Attorney General Lawrence Wasden had sued the state Land Board, on which he sits, over a policy adopted last spring that ignores both constitutional and statutory requirements to charge tenants market rates in order to derive the highest possible return for Idaho’s schools. Schools, by the way, that suffered unprecedented state funding cuts last year.
Rebuffed by the Supreme Court, which he asked to prohibit the new formula, Wasden says he’ll take the matter up in district court and litigate it from a fresh start. Under the circumstances, that’s the right move, although this issue may never be satisfactorily resolved until the state addresses the odd mixed-ownership structure at the heart of the problem.
The state of Idaho’s endowment lands include 355 parcels at Priest Lake and 167 at Payette Lake. Those parcels are leased to private tenants, some of whose families have rented and used those same lands for generations. Many have built their own cabins on the state-owned land.

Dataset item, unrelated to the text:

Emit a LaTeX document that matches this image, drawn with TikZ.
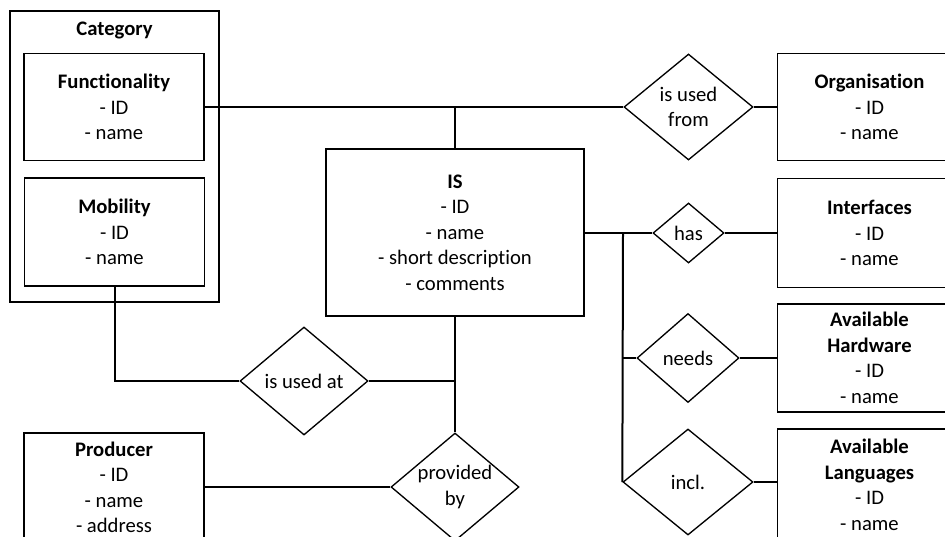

What happens if a tenant decides against renewing the lease when the rent goes up? What happens to the privately owned cabin?
That’s part of the political dilemma that arose when the real estate market in North Idaho came to a fast boil in the 1990s, forcing the state to raise lease amounts sharply in a losing battle to keep up. Sensitive to the impact on lease holders, the state Land Board resorted to deferrals, freezes and other methods for easing the public relations pressures – but at the expense of fiduciary responsibilities that Wasden insists should be the top priority.
There’s no convenient way to satisfy everyone. Leases that once cost families a few bucks a year now go for thousands, but that’s still well below where the constitution’s market-rate expectations would put them.
Last March, the Land Board, by a 3-2 majority that didn’t include Wasden, approved a complicated formula that includes rolling averages and a five-year phase-in. Nobody claims it would meet the market-rate rental requirement set by law, but they rationalize that the lease rates have never been high enough to do that. That’s a pretty weak argument to explain away a constitutional problem.
A Land Board lawyer even argued that the mixed-ownership complication may make it impossible to set market rates for state-owned land on which privately owned cabins sit.
Which raises a key question: Should the state even be in this business? No, Idaho should find a way to consolidate the land and cabin ownerships or, better yet, swap the lake holdings for other properties that lend themselves to more conventional management.
Indeed the Land Board ordered a study of that challenge last spring. Once the report is out, the board should follow up on any reasonable strategies for ending this headache.